Written problem — Leave out the pictures and copy everything else below exactly.

Dataset content —
···
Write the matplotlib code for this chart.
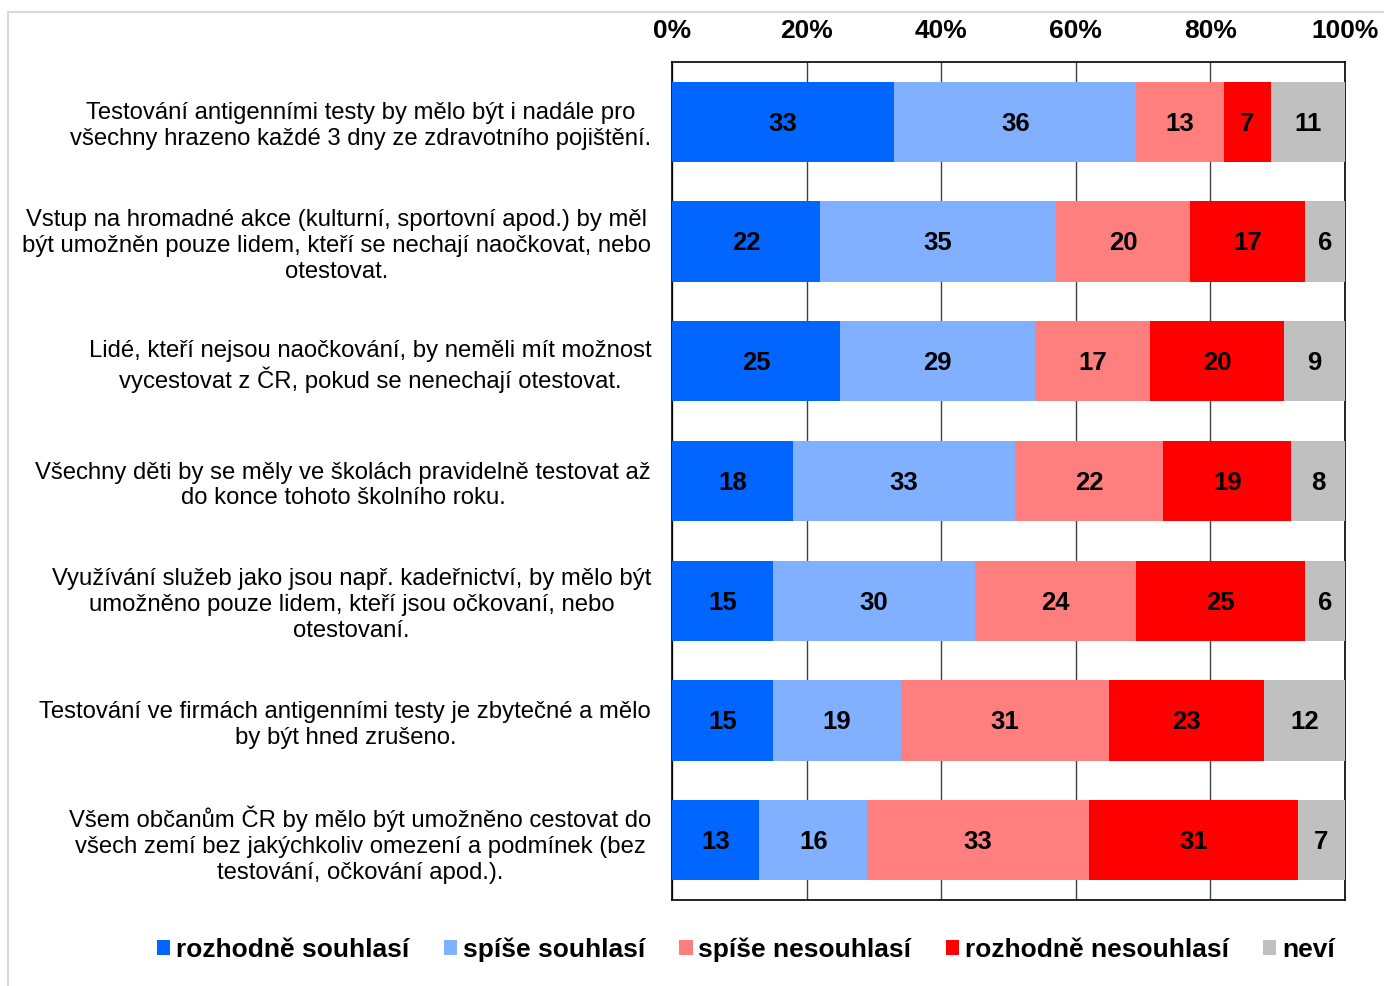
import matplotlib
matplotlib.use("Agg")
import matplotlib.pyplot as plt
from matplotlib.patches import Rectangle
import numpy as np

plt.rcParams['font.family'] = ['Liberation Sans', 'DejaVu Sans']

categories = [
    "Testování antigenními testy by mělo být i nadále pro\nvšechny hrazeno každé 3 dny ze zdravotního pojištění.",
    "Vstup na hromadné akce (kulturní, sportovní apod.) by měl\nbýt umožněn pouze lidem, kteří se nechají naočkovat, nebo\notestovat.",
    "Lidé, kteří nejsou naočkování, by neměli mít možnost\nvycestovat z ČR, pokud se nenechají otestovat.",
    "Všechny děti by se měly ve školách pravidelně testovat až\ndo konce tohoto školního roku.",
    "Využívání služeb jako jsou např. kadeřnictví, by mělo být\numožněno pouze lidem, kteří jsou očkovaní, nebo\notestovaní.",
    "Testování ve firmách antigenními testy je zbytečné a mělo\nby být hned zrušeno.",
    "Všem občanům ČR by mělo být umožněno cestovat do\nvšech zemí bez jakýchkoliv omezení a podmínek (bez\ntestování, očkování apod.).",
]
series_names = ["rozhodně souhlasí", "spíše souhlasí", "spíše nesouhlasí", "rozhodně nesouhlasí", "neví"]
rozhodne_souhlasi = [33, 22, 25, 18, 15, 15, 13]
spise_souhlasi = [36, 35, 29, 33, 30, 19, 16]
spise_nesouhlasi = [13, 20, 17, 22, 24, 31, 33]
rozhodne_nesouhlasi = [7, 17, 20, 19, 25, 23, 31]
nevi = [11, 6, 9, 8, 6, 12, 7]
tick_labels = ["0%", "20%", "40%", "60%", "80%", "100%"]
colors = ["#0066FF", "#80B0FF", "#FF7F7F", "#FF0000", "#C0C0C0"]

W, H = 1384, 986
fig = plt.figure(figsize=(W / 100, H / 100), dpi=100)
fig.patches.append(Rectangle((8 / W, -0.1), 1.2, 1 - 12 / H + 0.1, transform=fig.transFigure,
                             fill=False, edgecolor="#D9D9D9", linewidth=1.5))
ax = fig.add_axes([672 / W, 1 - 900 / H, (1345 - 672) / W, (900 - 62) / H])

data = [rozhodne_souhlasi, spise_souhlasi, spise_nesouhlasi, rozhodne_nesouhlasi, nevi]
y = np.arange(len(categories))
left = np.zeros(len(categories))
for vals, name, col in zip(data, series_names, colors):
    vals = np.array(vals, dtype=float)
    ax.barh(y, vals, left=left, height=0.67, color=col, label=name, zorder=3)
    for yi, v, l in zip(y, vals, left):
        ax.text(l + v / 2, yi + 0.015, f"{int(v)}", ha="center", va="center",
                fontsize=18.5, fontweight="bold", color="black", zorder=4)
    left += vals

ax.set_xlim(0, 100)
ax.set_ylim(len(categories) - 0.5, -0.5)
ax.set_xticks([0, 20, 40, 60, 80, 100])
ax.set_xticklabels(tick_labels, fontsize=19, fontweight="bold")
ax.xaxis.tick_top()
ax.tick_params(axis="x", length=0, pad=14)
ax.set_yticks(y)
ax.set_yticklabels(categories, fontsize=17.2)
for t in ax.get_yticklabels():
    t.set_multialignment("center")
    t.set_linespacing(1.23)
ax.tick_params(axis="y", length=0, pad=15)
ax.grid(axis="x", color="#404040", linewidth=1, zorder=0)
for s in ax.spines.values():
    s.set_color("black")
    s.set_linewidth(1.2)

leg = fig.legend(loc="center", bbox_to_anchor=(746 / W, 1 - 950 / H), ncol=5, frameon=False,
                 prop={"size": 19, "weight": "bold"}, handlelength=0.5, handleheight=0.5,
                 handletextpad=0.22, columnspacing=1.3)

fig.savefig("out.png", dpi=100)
···
The answer —
Write the matplotlib code for this chart.
import matplotlib
matplotlib.use("Agg")
import matplotlib.pyplot as plt
from matplotlib.patches import Rectangle
import numpy as np

plt.rcParams['font.family'] = ['Liberation Sans', 'DejaVu Sans']

categories = [
    "Testování antigenními testy by mělo být i nadále pro\nvšechny hrazeno každé 3 dny ze zdravotního pojištění.",
    "Vstup na hromadné akce (kulturní, sportovní apod.) by měl\nbýt umožněn pouze lidem, kteří se nechají naočkovat, nebo\notestovat.",
    "Lidé, kteří nejsou naočkování, by neměli mít možnost\nvycestovat z ČR, pokud se nenechají otestovat.",
    "Všechny děti by se měly ve školách pravidelně testovat až\ndo konce tohoto školního roku.",
    "Využívání služeb jako jsou např. kadeřnictví, by mělo být\numožněno pouze lidem, kteří jsou očkovaní, nebo\notestovaní.",
    "Testování ve firmách antigenními testy je zbytečné a mělo\nby být hned zrušeno.",
    "Všem občanům ČR by mělo být umožněno cestovat do\nvšech zemí bez jakýchkoliv omezení a podmínek (bez\ntestování, očkování apod.).",
]
series_names = ["rozhodně souhlasí", "spíše souhlasí", "spíše nesouhlasí", "rozhodně nesouhlasí", "neví"]
rozhodne_souhlasi = [33, 22, 25, 18, 15, 15, 13]
spise_souhlasi = [36, 35, 29, 33, 30, 19, 16]
spise_nesouhlasi = [13, 20, 17, 22, 24, 31, 33]
rozhodne_nesouhlasi = [7, 17, 20, 19, 25, 23, 31]
nevi = [11, 6, 9, 8, 6, 12, 7]
tick_labels = ["0%", "20%", "40%", "60%", "80%", "100%"]
colors = ["#0066FF", "#80B0FF", "#FF7F7F", "#FF0000", "#C0C0C0"]

W, H = 1384, 986
fig = plt.figure(figsize=(W / 100, H / 100), dpi=100)
fig.patches.append(Rectangle((8 / W, -0.1), 1.2, 1 - 12 / H + 0.1, transform=fig.transFigure,
                             fill=False, edgecolor="#D9D9D9", linewidth=1.5))
ax = fig.add_axes([672 / W, 1 - 900 / H, (1345 - 672) / W, (900 - 62) / H])

data = [rozhodne_souhlasi, spise_souhlasi, spise_nesouhlasi, rozhodne_nesouhlasi, nevi]
y = np.arange(len(categories))
left = np.zeros(len(categories))
for vals, name, col in zip(data, series_names, colors):
    vals = np.array(vals, dtype=float)
    ax.barh(y, vals, left=left, height=0.67, color=col, label=name, zorder=3)
    for yi, v, l in zip(y, vals, left):
        ax.text(l + v / 2, yi + 0.015, f"{int(v)}", ha="center", va="center",
                fontsize=18.5, fontweight="bold", color="black", zorder=4)
    left += vals

ax.set_xlim(0, 100)
ax.set_ylim(len(categories) - 0.5, -0.5)
ax.set_xticks([0, 20, 40, 60, 80, 100])
ax.set_xticklabels(tick_labels, fontsize=19, fontweight="bold")
ax.xaxis.tick_top()
ax.tick_params(axis="x", length=0, pad=14)
ax.set_yticks(y)
ax.set_yticklabels(categories, fontsize=17.2)
for t in ax.get_yticklabels():
    t.set_multialignment("center")
    t.set_linespacing(1.23)
ax.tick_params(axis="y", length=0, pad=15)
ax.grid(axis="x", color="#404040", linewidth=1, zorder=0)
for s in ax.spines.values():
    s.set_color("black")
    s.set_linewidth(1.2)

leg = fig.legend(loc="center", bbox_to_anchor=(746 / W, 1 - 950 / H), ncol=5, frameon=False,
                 prop={"size": 19, "weight": "bold"}, handlelength=0.5, handleheight=0.5,
                 handletextpad=0.22, columnspacing=1.3)

fig.savefig("out.png", dpi=100)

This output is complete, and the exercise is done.